#### DATA EXCERPTS ####

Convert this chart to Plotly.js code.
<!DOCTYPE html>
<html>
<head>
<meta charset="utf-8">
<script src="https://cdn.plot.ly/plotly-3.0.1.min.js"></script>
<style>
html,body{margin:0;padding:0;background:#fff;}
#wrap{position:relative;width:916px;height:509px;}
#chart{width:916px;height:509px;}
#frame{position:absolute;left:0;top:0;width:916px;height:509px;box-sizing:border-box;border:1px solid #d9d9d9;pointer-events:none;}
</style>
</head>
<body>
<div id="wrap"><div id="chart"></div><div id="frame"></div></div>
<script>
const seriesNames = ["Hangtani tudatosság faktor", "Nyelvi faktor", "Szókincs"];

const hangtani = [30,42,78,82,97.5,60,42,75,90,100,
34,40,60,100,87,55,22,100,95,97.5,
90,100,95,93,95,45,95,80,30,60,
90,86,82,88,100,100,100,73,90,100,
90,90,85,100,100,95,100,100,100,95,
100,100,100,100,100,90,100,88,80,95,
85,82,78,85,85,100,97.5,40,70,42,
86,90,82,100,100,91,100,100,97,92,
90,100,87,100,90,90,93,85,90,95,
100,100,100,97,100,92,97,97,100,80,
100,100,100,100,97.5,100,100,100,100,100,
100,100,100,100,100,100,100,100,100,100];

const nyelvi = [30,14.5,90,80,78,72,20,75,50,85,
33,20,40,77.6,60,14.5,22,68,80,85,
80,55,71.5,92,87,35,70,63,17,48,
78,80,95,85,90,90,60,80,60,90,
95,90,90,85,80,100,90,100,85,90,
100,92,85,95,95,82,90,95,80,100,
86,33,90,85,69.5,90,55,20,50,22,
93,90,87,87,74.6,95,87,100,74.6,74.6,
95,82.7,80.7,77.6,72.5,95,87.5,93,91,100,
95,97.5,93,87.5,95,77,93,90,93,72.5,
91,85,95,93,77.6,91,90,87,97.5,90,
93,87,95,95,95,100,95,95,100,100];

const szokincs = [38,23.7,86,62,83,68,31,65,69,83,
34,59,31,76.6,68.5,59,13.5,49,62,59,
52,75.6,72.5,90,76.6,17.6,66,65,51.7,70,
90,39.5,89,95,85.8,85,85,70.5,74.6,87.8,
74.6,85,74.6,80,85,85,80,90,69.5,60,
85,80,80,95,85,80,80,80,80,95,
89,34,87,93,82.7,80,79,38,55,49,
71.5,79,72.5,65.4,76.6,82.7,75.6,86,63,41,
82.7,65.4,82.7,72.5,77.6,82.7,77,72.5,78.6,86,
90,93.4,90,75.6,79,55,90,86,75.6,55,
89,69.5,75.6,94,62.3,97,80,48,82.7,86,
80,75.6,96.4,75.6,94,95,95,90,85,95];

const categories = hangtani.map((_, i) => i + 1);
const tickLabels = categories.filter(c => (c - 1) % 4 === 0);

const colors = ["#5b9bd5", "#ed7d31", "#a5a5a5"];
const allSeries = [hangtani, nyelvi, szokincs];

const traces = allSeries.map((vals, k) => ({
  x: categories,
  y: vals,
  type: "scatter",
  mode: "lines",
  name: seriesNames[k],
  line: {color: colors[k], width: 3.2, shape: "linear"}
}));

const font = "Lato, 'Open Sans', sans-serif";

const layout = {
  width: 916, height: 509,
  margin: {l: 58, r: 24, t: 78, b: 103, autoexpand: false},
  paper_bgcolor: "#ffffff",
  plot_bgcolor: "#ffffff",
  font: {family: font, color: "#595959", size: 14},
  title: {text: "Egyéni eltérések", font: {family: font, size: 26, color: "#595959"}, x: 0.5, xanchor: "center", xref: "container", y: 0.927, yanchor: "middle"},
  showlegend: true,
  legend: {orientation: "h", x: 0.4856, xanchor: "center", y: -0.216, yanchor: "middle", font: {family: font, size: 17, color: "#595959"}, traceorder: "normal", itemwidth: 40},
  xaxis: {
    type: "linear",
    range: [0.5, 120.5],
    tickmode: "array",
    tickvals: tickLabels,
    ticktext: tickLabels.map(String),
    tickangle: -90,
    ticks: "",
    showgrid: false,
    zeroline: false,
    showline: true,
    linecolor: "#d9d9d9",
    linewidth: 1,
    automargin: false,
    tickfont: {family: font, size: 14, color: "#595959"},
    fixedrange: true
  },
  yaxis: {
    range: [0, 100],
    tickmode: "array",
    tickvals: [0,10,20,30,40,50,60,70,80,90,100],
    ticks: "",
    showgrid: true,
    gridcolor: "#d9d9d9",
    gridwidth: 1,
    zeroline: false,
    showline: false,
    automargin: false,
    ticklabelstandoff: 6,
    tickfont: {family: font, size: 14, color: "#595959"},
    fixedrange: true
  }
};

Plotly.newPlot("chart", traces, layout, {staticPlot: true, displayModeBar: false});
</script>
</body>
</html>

####
#### DATA EXCERPTS ####

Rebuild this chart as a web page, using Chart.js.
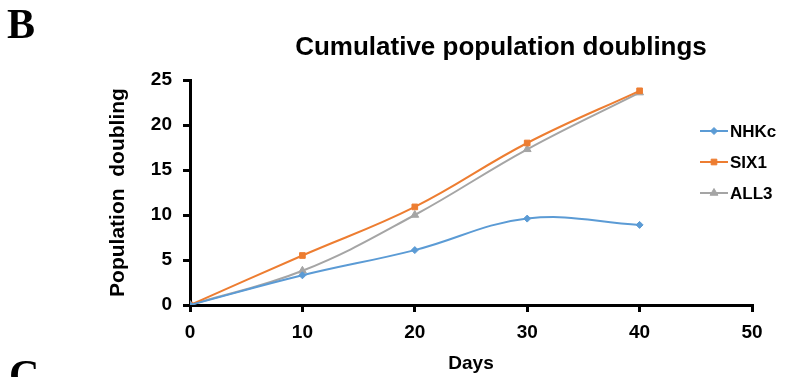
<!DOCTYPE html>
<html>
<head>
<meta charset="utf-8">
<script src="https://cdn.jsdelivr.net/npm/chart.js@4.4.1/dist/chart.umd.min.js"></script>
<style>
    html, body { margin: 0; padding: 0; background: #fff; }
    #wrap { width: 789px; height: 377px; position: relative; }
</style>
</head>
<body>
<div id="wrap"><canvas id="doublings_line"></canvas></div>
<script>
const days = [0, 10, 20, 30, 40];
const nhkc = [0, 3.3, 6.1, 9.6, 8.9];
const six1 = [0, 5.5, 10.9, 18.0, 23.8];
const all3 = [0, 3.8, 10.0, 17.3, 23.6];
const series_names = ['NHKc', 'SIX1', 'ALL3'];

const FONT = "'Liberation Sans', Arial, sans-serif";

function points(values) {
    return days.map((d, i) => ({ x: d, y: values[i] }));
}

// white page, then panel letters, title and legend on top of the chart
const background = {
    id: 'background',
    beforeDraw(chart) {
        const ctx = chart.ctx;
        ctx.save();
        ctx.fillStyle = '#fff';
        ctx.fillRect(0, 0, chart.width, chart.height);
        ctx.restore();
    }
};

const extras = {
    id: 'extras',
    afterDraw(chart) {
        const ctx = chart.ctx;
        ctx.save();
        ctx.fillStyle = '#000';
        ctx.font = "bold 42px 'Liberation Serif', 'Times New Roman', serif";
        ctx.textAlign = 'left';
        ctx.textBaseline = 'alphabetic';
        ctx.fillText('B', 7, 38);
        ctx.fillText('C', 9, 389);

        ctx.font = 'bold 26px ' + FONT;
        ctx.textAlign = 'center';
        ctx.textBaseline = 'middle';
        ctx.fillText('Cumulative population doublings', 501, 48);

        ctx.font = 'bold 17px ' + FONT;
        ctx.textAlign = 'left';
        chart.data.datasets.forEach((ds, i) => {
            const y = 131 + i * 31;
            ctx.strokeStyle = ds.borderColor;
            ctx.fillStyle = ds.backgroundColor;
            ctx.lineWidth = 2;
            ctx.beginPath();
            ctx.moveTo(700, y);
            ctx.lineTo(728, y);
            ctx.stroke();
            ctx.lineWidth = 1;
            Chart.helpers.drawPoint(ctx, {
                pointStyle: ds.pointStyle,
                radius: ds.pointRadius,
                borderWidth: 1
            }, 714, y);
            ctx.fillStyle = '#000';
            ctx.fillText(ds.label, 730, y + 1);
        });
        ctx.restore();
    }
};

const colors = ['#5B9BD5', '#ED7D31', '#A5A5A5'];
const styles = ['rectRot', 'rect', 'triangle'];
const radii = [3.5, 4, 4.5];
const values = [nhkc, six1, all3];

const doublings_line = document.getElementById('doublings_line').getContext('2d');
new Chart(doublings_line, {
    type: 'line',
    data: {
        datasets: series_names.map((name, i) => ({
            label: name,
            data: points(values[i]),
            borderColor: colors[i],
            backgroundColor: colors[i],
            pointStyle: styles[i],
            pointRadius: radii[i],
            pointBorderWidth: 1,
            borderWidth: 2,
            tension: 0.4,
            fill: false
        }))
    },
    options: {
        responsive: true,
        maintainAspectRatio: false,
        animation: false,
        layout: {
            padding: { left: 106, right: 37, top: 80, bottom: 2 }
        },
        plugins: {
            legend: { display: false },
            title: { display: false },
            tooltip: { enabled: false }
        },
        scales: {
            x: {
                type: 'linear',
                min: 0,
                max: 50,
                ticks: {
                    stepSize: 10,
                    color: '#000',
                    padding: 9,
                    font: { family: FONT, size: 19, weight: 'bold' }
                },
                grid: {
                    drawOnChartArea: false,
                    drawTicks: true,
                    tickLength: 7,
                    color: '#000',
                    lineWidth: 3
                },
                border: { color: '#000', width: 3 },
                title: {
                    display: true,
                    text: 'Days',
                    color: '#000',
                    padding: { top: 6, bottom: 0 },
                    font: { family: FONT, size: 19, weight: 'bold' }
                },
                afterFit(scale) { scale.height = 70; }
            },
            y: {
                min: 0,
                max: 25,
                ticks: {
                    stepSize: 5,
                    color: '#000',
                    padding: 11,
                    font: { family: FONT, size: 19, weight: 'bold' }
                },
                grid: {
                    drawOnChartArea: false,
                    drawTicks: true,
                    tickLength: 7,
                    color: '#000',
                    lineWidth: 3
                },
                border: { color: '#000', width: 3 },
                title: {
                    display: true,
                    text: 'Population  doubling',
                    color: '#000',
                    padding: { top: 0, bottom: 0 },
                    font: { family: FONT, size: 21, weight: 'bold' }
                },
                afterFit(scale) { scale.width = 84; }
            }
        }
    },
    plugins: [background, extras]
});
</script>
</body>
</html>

####

GOAL:
Find the word "page" in the entries above and gather every line that holds it.

OUTPUT FOR THIS TASK:
Rebuild this chart as a web page, using Chart.js.
// white page, then panel letters, title and legend on top of the chart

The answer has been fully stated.